A Code of Ethics for the Christian Evangelist
Cultic Studies Journal, 1985, Volume 2, Number 2, pages 304-305.
A Code of Ethics for the Christian Evangelist
1. As Christians called by the Living God, we seek first of all to honor Him and His ethical standards in all of our private and public lives, including our efforts to persuade others to believe the good news about Jesus Christ.
2. As Christian evangelists, we seek to follow the mandate, motives, message, and model of our God who is always pursuing and reclaiming those who are lost in sin and rebellion against Him.
3. We believe all people are created in God's image and therefore endowed with certain inalienable rights, critical faculties, and moral obligations in relation to their Creator and Redeemer. Hence, we disavow any efforts to influence people which depersonalize or deprive them of their inherent value as persons.

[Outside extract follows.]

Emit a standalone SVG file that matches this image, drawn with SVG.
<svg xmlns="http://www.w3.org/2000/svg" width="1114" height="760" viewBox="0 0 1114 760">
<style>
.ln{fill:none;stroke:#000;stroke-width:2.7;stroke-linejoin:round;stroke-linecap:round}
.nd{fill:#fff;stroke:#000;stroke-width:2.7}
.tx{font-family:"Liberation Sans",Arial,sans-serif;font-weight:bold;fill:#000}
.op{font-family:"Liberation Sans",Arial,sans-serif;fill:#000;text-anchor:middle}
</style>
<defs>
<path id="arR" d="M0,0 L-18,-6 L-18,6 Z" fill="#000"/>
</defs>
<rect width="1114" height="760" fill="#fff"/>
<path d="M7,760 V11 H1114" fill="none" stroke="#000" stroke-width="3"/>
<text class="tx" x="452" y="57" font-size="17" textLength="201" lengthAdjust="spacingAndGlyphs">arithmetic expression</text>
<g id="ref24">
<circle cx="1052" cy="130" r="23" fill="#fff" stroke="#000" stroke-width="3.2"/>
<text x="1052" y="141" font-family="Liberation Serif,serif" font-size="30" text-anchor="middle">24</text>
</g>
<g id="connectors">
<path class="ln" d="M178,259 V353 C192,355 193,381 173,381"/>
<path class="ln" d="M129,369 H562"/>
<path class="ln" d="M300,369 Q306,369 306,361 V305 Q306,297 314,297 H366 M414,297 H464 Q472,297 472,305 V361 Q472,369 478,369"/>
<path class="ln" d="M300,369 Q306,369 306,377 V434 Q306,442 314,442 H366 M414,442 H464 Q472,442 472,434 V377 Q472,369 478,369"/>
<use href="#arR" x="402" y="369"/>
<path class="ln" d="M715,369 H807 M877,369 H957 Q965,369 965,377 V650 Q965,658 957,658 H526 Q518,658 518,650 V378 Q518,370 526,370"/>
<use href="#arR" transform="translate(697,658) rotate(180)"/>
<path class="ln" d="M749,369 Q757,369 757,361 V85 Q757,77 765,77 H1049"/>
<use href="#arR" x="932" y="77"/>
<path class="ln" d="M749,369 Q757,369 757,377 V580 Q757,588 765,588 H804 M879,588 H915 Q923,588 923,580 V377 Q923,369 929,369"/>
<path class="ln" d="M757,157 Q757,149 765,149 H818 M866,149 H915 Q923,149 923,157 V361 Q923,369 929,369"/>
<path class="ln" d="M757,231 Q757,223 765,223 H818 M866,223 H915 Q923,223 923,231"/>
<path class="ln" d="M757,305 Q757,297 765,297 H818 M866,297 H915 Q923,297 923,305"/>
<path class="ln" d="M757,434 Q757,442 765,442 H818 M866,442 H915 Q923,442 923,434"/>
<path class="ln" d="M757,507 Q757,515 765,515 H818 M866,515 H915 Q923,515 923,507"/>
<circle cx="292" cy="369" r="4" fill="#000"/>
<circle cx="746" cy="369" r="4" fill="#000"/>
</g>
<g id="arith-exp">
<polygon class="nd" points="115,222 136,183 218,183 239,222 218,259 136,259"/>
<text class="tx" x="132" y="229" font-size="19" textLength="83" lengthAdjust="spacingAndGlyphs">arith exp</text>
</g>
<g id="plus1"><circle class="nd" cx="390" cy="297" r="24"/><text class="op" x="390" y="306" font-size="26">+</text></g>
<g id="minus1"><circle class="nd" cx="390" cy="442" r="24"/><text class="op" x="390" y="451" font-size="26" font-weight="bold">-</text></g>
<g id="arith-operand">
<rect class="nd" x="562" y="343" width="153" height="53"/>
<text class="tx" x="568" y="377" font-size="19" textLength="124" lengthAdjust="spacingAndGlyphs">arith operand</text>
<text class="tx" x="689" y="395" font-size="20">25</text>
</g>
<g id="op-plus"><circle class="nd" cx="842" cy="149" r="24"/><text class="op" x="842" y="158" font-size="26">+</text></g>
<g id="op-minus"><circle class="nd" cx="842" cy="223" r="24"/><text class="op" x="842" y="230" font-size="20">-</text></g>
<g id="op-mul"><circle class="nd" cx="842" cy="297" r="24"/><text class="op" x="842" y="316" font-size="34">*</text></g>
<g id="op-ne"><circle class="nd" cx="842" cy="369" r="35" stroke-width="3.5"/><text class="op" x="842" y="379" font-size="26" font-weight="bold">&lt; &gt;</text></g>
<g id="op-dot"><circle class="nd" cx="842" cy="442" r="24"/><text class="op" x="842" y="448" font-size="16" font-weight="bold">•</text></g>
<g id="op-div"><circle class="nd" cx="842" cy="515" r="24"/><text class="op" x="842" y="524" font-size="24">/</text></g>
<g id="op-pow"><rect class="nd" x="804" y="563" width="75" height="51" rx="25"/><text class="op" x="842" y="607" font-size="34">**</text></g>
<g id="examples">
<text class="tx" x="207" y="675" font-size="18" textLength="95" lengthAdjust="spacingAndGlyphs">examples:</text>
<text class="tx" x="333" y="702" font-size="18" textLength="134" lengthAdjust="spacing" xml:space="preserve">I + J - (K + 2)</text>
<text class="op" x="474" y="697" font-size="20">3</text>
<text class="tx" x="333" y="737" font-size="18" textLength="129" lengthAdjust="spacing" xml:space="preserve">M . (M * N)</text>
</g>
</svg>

4. Respecting the value of persons, we deem all people worthy of hearing the gospel of this loving Lord Jesus Christ. We equally affirm the inalienable right of every person to retain his own belief system, and the freedom of every person to survey other valuable options and convert to or choose a different belief system.

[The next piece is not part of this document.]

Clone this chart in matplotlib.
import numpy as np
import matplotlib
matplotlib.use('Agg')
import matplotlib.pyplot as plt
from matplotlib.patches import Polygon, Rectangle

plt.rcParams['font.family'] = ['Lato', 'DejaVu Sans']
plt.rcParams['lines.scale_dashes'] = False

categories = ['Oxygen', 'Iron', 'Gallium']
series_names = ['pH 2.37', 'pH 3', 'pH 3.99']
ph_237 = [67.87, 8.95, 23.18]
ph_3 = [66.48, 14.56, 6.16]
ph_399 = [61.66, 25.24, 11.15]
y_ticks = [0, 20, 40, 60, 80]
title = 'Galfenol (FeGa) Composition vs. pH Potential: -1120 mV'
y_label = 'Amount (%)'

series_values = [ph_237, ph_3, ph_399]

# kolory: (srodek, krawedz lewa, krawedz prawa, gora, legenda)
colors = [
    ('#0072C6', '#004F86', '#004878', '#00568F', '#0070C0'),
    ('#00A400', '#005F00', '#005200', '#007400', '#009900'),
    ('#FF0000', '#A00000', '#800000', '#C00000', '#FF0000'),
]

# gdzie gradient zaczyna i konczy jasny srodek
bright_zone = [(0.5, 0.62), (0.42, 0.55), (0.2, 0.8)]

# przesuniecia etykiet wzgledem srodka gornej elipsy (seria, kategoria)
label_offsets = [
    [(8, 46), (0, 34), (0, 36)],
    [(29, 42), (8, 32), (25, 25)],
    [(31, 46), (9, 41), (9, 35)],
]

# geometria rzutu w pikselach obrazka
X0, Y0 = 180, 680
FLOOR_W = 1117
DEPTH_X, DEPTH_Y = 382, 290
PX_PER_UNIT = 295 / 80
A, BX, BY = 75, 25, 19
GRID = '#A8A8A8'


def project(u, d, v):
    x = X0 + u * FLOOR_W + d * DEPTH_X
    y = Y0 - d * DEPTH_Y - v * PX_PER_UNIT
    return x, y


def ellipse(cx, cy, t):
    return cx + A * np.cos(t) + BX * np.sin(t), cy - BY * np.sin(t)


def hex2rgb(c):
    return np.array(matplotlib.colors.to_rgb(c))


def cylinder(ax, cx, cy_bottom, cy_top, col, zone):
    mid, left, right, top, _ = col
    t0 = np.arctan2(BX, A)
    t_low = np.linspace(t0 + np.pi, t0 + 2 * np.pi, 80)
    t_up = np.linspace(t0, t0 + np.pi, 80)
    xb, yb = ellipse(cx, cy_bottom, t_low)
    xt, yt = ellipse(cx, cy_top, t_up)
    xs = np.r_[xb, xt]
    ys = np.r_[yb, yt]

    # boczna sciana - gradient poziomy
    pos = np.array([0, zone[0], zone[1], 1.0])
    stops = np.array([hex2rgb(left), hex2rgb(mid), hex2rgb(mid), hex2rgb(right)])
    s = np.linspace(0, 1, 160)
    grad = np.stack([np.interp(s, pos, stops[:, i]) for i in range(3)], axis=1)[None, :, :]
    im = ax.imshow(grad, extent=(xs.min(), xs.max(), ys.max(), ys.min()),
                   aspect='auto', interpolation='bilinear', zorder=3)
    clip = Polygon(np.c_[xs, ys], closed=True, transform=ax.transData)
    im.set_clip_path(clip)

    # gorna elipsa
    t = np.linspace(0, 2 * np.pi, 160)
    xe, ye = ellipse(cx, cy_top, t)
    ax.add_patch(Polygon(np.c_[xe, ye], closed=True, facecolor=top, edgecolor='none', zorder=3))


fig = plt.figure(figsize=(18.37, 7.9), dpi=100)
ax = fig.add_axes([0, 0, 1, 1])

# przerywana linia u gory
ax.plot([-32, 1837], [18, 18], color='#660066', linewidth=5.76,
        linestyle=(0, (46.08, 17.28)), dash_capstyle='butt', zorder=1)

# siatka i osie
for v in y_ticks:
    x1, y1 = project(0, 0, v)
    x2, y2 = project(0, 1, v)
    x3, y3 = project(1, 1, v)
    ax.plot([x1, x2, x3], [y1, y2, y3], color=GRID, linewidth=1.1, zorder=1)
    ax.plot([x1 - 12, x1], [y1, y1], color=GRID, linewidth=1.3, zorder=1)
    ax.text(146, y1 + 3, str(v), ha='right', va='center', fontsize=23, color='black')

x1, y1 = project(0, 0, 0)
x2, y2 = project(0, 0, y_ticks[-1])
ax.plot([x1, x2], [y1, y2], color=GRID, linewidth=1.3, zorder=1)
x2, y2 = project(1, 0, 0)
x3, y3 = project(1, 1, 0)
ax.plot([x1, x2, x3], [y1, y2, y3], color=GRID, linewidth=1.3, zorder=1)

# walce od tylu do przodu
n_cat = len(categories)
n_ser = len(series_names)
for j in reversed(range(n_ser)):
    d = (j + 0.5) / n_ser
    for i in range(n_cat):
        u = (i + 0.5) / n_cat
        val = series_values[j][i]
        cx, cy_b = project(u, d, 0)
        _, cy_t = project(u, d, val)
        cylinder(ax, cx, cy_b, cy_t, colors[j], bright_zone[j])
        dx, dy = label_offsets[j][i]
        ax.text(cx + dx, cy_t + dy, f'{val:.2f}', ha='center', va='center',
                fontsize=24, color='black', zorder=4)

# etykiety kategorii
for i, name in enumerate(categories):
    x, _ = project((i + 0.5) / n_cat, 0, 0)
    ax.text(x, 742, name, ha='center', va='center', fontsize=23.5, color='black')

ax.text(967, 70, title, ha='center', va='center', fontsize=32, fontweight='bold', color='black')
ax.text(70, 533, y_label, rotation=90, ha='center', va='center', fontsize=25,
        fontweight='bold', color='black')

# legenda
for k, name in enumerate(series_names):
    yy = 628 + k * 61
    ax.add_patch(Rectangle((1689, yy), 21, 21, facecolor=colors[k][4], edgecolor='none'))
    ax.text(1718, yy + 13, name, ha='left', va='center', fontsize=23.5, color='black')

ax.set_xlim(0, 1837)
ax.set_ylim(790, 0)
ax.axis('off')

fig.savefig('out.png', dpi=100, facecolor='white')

5. We believe the “rightness” or “wrongness" of persuasive means is determined largely from the way they are used in context and from the intent of the speaker. For example, the so-called “testimonial" device, the “card-stacking” device, the “bandwagon” device, the use of suggestion and pathos, and the appeal to recognized authorities and personal needs may all be decidedly ethical depending on how they are used.
6. However noble the gospel of Jesus Christ and the goal of the Christian evangelist may be, we believe that does not justify whatever means might be employed to that end. Hence, we disavow any coercive techniques or manipulative appeals which bypass a person’s critical faculties, play on his psychological weaknesses, undermine his relationship with family or religious institutions, or mask the true name of Christian conversion and related issues.
7. Insofar as it depends on us, we will also protect a prospective convert from making a decision for Christ based on ulterior motives, such as fulfilling a need to be accepted, developing new connections, escaping other responsibilities, or creating a psychological dependency on another person.
8. While respecting the individual integrity, intellectual honesty, and academic freedom of other believers and skeptics, we seek to proclaim Christ openly. We reveal our own identity and purpose, our own positions and sources of information, with no hidden agendas. That means no false advertising, no overpromising the by-products of the Christian life, and no personal aggrandizement from successfully persuading others to follow Jesus. Respect for human integrity also means no overly emotional appeals which minimize logical principles, publicly observable evidence, and personal authentication in coming to term with truth.
9. As Christian evangelists, we embrace people of other religious persuasions in true dialogue. “seat is, we acknowledge our common humanity as equally sinful, equally needy, and equally dependent on the grace of the God we proclaim. Furthermore, we seek to listen mutually and sensitively in order to understand, and thus divest our witness of any false stereotypes or fixed formula, which are barriers to true dialogue.
10. As Christian evangelists, we accept the obligation to correct one who represents the Christian faith in any manner incompatible with these ethical guidelines or who violate the legal statutes set forth by our federal and state authorities.